** start of Records for this task **

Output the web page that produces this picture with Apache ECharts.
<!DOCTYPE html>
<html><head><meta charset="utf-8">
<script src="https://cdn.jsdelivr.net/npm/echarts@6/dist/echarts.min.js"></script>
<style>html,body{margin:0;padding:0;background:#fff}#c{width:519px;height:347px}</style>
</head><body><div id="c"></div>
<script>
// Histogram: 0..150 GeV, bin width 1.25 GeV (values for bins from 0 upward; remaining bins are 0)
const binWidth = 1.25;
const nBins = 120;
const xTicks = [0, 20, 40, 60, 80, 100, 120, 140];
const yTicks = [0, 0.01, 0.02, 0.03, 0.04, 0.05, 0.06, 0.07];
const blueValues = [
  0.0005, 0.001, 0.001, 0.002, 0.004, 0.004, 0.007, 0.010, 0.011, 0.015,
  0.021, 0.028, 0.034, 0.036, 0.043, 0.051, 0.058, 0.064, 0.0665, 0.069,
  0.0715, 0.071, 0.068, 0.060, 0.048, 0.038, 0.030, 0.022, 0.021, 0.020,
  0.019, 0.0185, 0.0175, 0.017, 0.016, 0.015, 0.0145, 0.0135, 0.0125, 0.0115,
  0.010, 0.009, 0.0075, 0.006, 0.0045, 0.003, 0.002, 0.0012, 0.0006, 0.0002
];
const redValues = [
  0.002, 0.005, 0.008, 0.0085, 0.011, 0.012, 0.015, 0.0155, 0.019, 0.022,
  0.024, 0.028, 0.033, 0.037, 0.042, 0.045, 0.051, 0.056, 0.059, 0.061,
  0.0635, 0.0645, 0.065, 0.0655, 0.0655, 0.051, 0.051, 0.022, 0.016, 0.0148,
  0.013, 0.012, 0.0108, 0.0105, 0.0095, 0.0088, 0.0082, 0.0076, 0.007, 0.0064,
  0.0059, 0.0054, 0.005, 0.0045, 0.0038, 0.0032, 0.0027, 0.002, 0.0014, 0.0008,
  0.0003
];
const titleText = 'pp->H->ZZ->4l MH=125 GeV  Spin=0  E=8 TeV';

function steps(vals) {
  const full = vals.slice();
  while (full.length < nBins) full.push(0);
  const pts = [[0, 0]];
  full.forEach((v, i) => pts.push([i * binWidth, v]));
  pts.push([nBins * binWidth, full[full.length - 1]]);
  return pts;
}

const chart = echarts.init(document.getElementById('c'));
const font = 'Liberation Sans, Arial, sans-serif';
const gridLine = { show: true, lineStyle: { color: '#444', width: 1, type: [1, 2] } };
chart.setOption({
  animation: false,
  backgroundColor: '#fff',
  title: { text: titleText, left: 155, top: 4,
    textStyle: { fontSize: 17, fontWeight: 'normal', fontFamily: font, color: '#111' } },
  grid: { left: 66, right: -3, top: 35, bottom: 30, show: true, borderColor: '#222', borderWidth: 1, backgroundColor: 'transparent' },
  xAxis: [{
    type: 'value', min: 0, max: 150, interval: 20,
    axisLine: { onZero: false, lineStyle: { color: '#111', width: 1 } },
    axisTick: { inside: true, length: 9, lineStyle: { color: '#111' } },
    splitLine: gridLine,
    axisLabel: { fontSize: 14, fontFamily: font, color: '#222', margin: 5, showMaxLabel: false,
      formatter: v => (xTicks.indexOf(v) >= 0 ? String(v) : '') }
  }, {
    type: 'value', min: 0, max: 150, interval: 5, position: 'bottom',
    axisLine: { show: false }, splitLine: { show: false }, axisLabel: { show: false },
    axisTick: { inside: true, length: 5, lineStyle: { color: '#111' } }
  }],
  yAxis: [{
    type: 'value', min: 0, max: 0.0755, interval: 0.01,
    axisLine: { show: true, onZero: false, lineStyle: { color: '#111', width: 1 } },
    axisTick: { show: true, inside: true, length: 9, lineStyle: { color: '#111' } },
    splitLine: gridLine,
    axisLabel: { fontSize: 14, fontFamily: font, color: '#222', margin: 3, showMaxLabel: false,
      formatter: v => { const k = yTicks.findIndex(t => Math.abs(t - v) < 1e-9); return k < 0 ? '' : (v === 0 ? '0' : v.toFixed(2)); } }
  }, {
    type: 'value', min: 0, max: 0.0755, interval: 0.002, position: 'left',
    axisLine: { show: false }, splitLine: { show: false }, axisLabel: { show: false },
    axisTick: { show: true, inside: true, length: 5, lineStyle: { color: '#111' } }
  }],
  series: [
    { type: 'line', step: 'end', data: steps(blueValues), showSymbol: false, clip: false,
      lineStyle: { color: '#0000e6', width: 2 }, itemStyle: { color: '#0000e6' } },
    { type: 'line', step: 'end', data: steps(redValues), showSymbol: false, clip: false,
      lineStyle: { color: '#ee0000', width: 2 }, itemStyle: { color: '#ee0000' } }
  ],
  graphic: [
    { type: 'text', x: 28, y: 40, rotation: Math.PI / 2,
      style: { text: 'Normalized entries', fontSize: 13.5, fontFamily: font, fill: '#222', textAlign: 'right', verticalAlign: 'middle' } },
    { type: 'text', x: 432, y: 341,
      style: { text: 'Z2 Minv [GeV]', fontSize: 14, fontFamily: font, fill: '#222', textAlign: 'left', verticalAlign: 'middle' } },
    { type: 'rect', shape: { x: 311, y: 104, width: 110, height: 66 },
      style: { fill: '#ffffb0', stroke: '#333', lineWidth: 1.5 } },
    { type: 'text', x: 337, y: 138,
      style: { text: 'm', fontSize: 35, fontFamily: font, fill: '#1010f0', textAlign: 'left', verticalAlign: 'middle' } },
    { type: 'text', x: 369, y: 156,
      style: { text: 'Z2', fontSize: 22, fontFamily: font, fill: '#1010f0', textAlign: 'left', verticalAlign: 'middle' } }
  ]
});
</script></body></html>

** end of Records for this task **
** start of Records for this task **

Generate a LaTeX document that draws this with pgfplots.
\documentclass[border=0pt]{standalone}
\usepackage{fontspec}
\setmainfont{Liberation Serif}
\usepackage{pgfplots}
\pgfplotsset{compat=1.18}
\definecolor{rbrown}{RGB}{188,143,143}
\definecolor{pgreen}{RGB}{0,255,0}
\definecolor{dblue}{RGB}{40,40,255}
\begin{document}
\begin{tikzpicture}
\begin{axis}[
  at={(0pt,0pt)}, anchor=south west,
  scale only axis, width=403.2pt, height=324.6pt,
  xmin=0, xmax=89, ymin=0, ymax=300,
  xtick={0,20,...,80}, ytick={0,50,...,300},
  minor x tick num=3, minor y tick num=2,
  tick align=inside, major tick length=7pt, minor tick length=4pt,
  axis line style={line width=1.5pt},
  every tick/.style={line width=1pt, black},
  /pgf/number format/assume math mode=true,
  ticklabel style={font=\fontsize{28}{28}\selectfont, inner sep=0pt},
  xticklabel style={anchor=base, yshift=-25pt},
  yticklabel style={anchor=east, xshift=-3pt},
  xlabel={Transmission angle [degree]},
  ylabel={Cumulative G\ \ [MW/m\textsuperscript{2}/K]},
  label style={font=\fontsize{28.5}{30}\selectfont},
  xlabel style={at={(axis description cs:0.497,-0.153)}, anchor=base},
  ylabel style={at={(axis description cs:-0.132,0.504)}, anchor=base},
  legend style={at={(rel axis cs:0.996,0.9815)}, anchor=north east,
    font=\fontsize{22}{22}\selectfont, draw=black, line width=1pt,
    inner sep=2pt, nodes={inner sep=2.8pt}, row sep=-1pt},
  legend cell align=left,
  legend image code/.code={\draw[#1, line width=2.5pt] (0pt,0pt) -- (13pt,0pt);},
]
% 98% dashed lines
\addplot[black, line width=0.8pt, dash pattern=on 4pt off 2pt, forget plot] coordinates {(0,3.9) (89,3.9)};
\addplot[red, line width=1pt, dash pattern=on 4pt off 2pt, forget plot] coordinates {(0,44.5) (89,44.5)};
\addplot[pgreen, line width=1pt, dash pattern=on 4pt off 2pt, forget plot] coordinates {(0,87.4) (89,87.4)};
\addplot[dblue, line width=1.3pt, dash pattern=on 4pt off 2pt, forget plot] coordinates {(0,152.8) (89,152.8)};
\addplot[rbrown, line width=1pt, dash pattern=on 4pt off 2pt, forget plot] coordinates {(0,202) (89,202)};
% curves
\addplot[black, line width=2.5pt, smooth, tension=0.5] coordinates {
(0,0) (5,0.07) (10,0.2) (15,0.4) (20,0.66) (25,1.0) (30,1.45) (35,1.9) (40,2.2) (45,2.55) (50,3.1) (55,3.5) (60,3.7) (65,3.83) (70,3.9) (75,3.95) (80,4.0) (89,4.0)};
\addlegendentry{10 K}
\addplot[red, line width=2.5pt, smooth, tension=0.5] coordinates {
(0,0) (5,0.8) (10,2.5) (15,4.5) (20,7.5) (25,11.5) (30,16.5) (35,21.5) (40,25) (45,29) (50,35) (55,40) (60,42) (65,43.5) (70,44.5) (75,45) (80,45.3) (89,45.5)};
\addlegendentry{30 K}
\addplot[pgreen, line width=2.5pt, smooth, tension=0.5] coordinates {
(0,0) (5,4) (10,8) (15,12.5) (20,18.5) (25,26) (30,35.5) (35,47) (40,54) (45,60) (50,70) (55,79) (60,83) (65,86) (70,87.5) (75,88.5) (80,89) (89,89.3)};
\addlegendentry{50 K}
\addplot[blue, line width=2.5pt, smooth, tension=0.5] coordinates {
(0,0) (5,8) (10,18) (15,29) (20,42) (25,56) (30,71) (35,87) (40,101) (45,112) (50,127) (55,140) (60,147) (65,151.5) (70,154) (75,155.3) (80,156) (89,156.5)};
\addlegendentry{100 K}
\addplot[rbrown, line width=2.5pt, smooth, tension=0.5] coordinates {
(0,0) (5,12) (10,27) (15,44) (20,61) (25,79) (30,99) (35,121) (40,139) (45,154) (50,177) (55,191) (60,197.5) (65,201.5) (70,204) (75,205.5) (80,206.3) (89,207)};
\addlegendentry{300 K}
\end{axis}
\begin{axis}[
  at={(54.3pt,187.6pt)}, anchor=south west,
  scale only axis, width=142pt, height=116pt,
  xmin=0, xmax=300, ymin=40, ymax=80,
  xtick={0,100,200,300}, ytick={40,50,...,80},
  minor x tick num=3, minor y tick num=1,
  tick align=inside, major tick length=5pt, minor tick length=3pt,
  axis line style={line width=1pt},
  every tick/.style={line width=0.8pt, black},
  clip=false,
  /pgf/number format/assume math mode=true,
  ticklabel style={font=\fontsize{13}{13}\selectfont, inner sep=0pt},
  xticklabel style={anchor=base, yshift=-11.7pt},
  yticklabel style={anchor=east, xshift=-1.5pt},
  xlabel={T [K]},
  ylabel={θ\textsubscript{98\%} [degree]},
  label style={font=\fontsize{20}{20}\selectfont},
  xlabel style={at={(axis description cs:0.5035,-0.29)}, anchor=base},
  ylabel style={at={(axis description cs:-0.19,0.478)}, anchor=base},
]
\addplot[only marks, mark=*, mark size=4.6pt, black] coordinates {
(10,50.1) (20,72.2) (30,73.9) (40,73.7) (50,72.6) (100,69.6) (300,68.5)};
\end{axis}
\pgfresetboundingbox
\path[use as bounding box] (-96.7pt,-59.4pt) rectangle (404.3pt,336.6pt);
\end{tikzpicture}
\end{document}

** end of Records for this task **

**Task directions**
Which lines contain the word "with"? Return each of them.

**Exercise answer**
Output the web page that produces this picture with Apache ECharts.
Generate a LaTeX document that draws this with pgfplots.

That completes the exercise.